Living in Qatar and working as a flight attendant means my sense of time is permanently flexible. Breakfast might happen at midnight. Sleep comes in fragments. Home is measured not in days, but in layovers. From the outside, the job looks glamorous—perfect uniforms, international destinations, polished smiles. The truth is more layered, much like the routes we fly.
My days often begin before the city wakes. Doha’s skyline still glowing as I head to the airport, suitcase rolling behind me like a familiar companion. Once inside the aircraft, the world becomes smaller and larger at the same time. Smaller because your focus narrows to safety checks, procedures, and passengers. Larger because every flight carries dozens of stories from different corners of the world.
I’ve learned to read people quickly.

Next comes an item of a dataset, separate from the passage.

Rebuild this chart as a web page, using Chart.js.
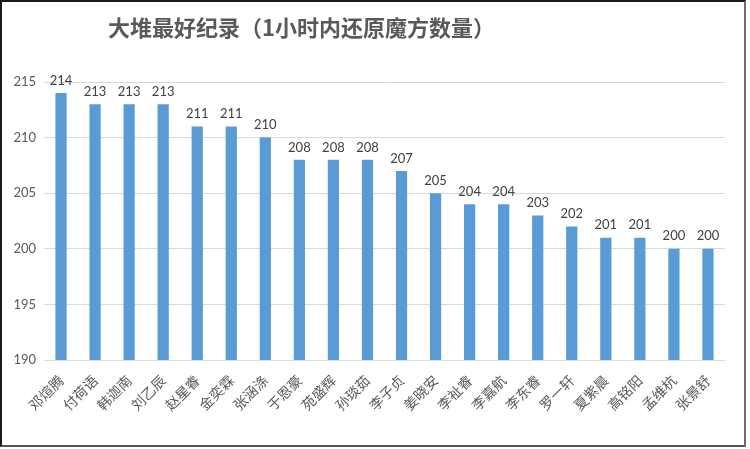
<!DOCTYPE html>
<html>
<head>
<meta charset="utf-8">
<script src="https://cdn.jsdelivr.net/npm/chart.js@4/dist/chart.umd.min.js"></script>
<style>
	html, body { margin: 0; padding: 0; background: #fff; }
	#frame {
		width: 742px; height: 443px;
		border-top: 2px solid #1a1a1a; border-left: 2px solid #1a1a1a;
		border-right: 2px solid #6e6e6e; border-bottom: 2px solid #555;
	}
	canvas { display: block; }
</style>
</head>
<body>
<div id="frame"><canvas id="recordChart" width="742" height="443"></canvas></div>
<script>
// 이름과 기록
const names = ['邓煊腾', '付荷语', '韩迦南', '刘乙辰', '赵星睿', '金奕霖', '张涵涤', '于恩豪', '苑盛辉', '孙琰茹',
	'李子贞', '姜晓安', '李祉睿', '李嘉航', '李东睿', '罗一轩', '夏紫晨', '高铭阳', '孟维杭', '张景舒'];
const records = [214, 213, 213, 213, 211, 211, 210, 208, 208, 208, 207, 205, 204, 204, 203, 202, 201, 201, 200, 200];
const yTicks = [190, 195, 200, 205, 210, 215];
const titleText = '大堆最好纪录（1小时内还原魔方数量）';

// 제목 그리기
const titlePlugin = {
	id: 'leftTitle',
	afterDraw(chart) {
		let ctx = chart.ctx;
		ctx.save();
		ctx.font = 'bold 22px "Noto Sans CJK SC"';
		ctx.fillStyle = '#595959';
		ctx.textAlign = 'left';
		ctx.textBaseline = 'middle';
		ctx.fillText(titleText, chart.chartArea.left + 64, 26);
		ctx.restore();
	}
};

// 막대 위 값 표시
const valueLabels = {
	id: 'valueLabels',
	afterDatasetsDraw(chart) {
		let ctx = chart.ctx;
		ctx.save();
		ctx.font = '13px Lato';
		ctx.fillStyle = '#404040';
		ctx.textAlign = 'center';
		ctx.textBaseline = 'bottom';
		chart.getDatasetMeta(0).data.forEach(function(bar, i) {
			ctx.fillText(records[i], bar.x, bar.y - 6);
		});
		ctx.restore();
	}
};

new Chart(document.getElementById('recordChart'), {
	type: 'bar',
	data: {
		labels: names,
		datasets: [{
			data: records,
			backgroundColor: '#5b9bd5',
			barPercentage: 0.33,
			categoryPercentage: 1
		}]
	},
	options: {
		responsive: false,
		animation: false,
		layout: { padding: { top: 80, right: 19, left: 0, bottom: 0 } },
		plugins: {
			legend: { display: false },
			tooltip: { enabled: false }
		},
		scales: {
			x: {
				grid: { display: false },
				border: { display: false },
				afterFit: (scale) => { scale.height = 85; },
				ticks: {
					autoSkip: false,
					minRotation: 45,
					maxRotation: 45,
					padding: 4,
					color: '#595959',
					font: { family: '"Noto Sans CJK SC"', size: 14 }
				}
			},
			y: {
				min: yTicks[0],
				max: yTicks[yTicks.length - 1],
				afterFit: (scale) => { scale.width = 42; },
				afterBuildTicks: (scale) => { scale.ticks = yTicks.map(v => ({ value: v })); },
				grid: { color: '#d9d9d9', drawTicks: false },
				border: { display: false },
				ticks: {
					padding: 8,
					color: '#595959',
					font: { family: 'Lato', size: 13 }
				}
			}
		}
	},
	plugins: [titlePlugin, valueLabels]
});
</script>
</body>
</html>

The nervous first-time flyer gripping the armrest. The business traveler already exhausted before takeoff. Families returning home, eyes softer as the destination approaches. You offer reassurance, meals, and calm—but often what people really need is patience.
Working in the sky teaches humility. Weather doesn’t care about schedules. Turbulence reminds you how little control humans actually have. You learn to stay composed even when your body feels unsettled. Professional calm becomes second nature.

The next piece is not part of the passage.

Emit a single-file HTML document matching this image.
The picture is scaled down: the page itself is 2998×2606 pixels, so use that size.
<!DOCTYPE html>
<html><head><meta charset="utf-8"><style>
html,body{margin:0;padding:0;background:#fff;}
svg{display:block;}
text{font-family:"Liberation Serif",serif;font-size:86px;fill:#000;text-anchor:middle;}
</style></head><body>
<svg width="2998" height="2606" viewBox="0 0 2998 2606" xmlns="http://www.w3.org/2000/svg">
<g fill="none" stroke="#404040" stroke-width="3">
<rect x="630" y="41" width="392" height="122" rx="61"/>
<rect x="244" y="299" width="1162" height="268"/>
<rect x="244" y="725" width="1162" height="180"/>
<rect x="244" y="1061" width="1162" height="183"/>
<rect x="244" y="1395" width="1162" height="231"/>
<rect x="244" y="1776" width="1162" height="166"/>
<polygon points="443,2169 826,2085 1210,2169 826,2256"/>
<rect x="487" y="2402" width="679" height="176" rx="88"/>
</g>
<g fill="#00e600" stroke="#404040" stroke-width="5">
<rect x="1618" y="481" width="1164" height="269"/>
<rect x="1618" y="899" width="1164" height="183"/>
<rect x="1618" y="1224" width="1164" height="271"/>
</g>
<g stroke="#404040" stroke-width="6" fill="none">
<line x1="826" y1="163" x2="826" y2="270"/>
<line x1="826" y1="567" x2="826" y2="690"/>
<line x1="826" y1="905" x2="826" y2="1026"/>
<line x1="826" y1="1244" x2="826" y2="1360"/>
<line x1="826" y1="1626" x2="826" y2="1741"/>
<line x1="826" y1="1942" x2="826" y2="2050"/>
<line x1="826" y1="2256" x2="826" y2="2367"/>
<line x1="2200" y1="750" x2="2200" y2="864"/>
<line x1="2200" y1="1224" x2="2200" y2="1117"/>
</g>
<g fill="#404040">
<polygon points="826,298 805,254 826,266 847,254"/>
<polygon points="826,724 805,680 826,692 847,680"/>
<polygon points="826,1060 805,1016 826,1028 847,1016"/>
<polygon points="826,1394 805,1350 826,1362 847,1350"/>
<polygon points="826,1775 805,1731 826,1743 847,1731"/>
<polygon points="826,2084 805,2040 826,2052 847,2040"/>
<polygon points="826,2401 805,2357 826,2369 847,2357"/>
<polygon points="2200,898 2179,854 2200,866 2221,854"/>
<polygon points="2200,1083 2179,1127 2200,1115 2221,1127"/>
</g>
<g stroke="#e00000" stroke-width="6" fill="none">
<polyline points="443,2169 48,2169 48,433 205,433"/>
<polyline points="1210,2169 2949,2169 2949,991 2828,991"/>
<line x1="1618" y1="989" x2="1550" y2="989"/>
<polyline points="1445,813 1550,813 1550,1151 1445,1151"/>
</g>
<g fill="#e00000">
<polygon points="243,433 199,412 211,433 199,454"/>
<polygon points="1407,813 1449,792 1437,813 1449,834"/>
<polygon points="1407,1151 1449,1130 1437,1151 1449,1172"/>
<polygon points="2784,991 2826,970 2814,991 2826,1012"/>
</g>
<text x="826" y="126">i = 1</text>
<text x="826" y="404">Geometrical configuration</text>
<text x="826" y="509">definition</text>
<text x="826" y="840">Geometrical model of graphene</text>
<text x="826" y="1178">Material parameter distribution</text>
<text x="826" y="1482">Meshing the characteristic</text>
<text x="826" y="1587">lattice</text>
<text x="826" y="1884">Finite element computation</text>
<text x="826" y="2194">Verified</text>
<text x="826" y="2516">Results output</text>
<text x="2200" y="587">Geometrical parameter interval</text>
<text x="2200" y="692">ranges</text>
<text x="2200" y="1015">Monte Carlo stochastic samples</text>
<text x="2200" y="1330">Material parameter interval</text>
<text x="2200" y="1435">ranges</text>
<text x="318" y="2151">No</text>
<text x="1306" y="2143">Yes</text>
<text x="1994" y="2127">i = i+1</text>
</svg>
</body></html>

Layovers are strange gifts. Sometimes they’re rushed—just enough time for sleep. Other times, they offer quiet exploration. Walking unfamiliar streets alone, ordering food by pointing, watching cities wake up without knowing your name. These moments ground me. They remind me that the world is vast, and my place in it is temporary but meaningful.
Living in Qatar adds another layer. It’s a crossroads of cultures, much like my job. You hear a dozen languages in one room. Traditions coexist with modernity. That mix reflects my own life—constantly adapting, never fully still.
The hardest part is distance. Missing birthdays, weddings, ordinary days that never make photos. You learn to celebrate moments when they come, not when the calendar says they should.
Being a flight attendant isn’t about travel alone. It’s about service, resilience, and learning to feel at home while constantly leaving it. Somewhere between departures and arrivals, I’ve learned that belonging doesn’t always mean staying—it sometimes means moving gracefully through change.